* **Given task**: Seek out every line containing the word "this", and copy each.

+ + + + + + +

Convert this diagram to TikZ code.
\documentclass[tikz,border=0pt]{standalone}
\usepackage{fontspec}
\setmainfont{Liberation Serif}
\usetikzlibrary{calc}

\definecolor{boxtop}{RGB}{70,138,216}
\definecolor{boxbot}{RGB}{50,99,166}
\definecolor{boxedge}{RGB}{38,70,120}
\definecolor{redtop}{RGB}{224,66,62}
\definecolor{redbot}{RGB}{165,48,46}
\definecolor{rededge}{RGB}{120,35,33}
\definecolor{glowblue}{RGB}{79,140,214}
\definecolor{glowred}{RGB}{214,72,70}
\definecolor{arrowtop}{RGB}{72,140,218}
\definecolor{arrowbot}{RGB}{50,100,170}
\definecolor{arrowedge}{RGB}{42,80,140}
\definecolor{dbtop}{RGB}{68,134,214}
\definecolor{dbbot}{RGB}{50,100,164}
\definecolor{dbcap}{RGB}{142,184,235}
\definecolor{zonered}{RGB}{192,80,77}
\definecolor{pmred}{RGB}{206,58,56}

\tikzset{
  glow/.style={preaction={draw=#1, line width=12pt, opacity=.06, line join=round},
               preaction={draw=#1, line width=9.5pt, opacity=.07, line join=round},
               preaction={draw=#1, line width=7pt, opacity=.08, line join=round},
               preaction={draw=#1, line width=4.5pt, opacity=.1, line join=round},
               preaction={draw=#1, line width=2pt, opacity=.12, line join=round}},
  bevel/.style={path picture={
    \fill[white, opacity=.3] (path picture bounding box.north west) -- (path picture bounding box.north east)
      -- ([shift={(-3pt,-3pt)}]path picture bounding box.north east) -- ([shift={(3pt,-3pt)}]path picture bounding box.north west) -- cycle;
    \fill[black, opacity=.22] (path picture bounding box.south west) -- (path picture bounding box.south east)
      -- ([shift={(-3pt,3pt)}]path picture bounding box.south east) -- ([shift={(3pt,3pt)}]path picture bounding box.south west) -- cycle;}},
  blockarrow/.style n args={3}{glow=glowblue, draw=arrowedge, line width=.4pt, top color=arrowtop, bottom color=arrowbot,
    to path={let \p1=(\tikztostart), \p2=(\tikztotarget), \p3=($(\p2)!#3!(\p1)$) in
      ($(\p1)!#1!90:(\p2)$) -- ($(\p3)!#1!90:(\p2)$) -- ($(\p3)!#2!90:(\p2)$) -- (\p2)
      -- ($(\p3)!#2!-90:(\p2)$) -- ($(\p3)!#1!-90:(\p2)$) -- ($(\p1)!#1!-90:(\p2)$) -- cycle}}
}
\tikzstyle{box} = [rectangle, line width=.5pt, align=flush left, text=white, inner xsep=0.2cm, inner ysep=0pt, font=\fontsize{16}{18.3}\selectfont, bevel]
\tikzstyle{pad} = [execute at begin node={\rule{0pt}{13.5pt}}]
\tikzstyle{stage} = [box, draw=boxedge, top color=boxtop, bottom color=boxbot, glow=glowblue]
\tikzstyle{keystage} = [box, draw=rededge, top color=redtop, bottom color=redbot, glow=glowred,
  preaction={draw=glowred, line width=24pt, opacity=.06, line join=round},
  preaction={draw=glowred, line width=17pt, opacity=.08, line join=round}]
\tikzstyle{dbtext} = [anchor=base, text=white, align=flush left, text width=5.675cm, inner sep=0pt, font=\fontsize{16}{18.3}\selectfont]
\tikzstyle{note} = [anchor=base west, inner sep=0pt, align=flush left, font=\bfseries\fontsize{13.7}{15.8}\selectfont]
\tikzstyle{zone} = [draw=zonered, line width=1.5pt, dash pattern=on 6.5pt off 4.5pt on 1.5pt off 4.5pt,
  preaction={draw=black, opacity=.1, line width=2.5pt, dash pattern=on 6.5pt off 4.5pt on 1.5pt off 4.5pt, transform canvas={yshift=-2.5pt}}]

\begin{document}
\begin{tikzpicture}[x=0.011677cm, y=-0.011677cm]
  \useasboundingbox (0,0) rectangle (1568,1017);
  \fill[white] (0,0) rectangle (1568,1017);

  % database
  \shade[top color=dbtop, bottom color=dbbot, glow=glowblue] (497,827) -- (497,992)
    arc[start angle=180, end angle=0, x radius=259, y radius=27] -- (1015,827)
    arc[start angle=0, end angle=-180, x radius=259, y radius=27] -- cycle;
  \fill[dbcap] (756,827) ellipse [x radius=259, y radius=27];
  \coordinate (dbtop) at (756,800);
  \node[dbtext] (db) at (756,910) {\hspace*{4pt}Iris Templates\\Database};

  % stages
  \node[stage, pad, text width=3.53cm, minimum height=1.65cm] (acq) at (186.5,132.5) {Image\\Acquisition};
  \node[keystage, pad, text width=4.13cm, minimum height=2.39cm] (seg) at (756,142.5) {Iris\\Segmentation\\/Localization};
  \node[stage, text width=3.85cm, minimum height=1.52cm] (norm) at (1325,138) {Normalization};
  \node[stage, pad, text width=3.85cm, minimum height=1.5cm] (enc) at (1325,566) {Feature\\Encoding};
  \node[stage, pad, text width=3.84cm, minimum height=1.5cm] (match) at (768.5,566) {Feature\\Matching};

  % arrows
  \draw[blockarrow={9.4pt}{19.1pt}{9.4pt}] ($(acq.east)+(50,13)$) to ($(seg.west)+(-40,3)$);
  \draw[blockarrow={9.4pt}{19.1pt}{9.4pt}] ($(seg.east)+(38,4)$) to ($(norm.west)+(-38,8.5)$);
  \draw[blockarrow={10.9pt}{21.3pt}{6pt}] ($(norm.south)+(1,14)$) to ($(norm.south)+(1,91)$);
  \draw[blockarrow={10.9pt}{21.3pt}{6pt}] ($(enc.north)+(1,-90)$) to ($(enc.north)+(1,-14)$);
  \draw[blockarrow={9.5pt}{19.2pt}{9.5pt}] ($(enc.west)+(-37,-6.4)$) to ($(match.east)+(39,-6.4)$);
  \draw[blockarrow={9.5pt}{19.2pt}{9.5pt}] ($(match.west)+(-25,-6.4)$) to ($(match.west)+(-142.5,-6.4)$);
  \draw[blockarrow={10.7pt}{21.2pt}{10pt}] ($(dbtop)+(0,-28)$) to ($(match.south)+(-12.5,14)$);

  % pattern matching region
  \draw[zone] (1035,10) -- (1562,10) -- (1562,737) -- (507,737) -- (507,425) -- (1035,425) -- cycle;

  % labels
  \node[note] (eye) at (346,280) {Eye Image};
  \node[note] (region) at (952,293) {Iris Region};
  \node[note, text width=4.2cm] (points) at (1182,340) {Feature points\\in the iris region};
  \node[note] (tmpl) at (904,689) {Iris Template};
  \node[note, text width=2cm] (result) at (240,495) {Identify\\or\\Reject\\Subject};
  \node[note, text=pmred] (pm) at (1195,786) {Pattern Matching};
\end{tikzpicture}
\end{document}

+ + + + + + +

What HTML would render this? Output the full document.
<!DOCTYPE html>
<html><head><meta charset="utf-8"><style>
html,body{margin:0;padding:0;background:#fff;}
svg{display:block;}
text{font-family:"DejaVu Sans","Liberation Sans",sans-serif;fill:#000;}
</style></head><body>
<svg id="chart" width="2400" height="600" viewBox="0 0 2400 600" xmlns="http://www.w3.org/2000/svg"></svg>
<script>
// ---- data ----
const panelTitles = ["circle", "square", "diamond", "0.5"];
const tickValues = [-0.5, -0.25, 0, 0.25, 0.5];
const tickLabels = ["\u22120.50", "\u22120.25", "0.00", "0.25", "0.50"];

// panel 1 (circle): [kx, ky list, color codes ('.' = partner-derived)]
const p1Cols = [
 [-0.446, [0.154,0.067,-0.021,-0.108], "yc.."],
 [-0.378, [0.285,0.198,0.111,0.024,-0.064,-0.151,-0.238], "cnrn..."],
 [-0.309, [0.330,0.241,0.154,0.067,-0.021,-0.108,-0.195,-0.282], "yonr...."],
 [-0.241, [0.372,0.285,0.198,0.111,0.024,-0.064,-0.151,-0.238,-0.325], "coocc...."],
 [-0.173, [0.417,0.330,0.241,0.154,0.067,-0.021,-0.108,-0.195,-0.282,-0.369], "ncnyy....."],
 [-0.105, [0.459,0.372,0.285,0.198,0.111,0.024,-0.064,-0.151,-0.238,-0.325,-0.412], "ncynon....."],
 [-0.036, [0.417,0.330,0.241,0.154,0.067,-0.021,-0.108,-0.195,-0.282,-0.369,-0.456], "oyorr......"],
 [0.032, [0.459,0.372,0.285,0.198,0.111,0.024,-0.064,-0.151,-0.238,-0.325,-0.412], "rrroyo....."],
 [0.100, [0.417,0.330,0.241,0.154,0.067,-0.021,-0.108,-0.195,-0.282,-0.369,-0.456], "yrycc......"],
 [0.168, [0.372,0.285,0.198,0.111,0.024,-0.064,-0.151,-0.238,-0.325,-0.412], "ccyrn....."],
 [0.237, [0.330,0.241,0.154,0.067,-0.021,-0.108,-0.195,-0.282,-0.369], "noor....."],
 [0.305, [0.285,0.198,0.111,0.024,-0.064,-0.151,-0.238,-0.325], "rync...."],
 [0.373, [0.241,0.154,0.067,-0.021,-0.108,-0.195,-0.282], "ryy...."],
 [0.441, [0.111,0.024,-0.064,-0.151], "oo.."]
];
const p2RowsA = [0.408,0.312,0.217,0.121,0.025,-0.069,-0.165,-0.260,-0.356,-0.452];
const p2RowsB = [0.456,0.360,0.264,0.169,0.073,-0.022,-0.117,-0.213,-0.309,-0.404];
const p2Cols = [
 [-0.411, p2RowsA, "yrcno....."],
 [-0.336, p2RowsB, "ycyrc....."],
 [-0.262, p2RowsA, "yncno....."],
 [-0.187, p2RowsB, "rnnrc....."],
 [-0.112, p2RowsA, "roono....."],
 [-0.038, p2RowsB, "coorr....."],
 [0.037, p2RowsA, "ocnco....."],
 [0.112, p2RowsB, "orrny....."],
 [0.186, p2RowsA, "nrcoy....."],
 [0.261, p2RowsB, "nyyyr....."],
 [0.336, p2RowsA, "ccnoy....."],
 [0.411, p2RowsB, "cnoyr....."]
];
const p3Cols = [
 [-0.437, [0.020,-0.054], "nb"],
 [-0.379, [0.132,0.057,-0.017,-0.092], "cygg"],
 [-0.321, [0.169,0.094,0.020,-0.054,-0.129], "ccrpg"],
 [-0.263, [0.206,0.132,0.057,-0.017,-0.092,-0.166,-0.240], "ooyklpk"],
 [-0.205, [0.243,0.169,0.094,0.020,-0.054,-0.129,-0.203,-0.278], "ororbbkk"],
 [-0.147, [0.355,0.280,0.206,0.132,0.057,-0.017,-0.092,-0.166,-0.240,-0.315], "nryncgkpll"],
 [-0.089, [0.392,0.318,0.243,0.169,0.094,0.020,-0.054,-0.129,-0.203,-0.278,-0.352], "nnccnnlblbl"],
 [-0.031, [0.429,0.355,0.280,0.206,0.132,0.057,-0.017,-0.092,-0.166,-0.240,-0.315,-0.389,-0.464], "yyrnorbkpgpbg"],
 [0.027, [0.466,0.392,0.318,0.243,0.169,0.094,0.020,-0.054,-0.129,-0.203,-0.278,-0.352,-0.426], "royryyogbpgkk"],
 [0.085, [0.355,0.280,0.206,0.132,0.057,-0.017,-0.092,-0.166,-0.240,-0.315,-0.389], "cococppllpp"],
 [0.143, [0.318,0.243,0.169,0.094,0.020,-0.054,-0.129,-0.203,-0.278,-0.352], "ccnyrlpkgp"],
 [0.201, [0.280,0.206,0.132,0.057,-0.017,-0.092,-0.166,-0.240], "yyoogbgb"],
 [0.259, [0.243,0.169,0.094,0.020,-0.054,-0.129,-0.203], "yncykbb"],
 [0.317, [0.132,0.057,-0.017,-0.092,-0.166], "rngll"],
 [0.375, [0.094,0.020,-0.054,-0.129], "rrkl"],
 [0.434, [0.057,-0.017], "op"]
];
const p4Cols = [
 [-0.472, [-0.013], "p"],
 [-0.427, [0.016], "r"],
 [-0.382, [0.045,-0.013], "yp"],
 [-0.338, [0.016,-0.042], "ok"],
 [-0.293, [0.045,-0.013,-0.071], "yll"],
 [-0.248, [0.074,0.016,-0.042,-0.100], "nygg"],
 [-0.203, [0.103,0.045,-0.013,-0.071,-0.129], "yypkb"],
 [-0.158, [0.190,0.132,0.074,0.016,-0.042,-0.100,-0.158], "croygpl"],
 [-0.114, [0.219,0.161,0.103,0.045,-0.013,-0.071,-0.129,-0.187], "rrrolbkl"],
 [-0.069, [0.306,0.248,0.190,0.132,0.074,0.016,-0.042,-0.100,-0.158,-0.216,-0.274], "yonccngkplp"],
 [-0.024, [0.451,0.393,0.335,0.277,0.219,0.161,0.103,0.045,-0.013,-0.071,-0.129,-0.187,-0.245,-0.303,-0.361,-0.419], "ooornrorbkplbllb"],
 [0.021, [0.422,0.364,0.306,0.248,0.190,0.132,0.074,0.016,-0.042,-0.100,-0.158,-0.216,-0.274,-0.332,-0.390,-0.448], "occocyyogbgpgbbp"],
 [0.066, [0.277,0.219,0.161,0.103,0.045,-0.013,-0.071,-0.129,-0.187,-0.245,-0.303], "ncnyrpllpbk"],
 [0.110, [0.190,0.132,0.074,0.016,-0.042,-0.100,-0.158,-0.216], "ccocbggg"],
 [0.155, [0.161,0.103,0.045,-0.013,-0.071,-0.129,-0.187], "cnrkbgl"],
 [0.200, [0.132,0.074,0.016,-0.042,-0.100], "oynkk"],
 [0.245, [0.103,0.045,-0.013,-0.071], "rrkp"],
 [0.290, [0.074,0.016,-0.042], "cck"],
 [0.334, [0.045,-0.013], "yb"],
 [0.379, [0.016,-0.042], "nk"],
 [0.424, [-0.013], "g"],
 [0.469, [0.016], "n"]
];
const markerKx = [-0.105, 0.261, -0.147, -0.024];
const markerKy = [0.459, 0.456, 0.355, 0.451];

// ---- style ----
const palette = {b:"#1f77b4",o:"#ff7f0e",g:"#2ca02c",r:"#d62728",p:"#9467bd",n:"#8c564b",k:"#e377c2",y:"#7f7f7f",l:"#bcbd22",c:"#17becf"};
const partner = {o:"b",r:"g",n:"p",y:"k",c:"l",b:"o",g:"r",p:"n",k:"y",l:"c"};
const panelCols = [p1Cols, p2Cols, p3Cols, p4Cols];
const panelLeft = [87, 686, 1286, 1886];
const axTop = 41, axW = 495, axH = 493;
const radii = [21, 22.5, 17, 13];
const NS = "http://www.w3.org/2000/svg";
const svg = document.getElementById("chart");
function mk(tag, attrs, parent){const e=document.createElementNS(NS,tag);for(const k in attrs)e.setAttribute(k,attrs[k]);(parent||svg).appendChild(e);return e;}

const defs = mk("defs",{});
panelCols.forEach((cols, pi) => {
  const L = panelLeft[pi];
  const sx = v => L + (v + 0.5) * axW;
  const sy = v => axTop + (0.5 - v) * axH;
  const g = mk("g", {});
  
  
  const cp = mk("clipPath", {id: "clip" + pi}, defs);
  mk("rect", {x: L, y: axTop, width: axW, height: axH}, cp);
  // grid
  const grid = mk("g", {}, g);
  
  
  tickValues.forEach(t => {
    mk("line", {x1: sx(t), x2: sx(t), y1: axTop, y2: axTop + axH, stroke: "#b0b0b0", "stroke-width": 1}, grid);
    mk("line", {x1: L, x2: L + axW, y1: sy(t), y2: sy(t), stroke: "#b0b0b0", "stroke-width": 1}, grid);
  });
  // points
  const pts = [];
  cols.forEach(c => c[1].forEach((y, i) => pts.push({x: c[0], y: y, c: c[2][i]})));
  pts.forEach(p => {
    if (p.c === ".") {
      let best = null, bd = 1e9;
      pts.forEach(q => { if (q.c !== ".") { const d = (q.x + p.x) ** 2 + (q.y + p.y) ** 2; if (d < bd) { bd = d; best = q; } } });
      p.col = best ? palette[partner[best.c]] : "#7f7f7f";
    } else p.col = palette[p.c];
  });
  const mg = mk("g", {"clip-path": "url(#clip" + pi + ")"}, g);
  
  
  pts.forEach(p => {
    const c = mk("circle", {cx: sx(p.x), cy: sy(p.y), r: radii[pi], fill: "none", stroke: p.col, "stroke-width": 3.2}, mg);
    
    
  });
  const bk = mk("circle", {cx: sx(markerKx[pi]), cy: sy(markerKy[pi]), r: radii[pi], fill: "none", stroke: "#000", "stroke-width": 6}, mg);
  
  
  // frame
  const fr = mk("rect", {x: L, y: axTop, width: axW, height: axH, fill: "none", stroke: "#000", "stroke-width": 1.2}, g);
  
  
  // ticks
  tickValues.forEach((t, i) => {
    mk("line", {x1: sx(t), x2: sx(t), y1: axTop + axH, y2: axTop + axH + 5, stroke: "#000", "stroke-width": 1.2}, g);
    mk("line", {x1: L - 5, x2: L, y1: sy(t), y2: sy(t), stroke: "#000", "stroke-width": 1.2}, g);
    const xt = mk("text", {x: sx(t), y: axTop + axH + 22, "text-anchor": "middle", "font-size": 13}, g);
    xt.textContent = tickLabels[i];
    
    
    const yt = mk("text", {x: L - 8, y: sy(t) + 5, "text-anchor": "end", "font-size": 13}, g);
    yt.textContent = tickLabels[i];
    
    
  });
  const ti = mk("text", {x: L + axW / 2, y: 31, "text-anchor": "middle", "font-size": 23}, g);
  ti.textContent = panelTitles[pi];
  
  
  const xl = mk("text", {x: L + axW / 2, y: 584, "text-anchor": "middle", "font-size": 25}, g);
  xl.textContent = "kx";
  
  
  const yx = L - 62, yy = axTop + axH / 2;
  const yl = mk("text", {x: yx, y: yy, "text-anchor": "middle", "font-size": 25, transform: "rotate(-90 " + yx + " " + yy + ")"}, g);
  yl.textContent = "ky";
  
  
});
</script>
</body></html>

+ + + + + + +

* **Written solution**:
Convert this diagram to TikZ code.
What HTML would render this? Output the full document.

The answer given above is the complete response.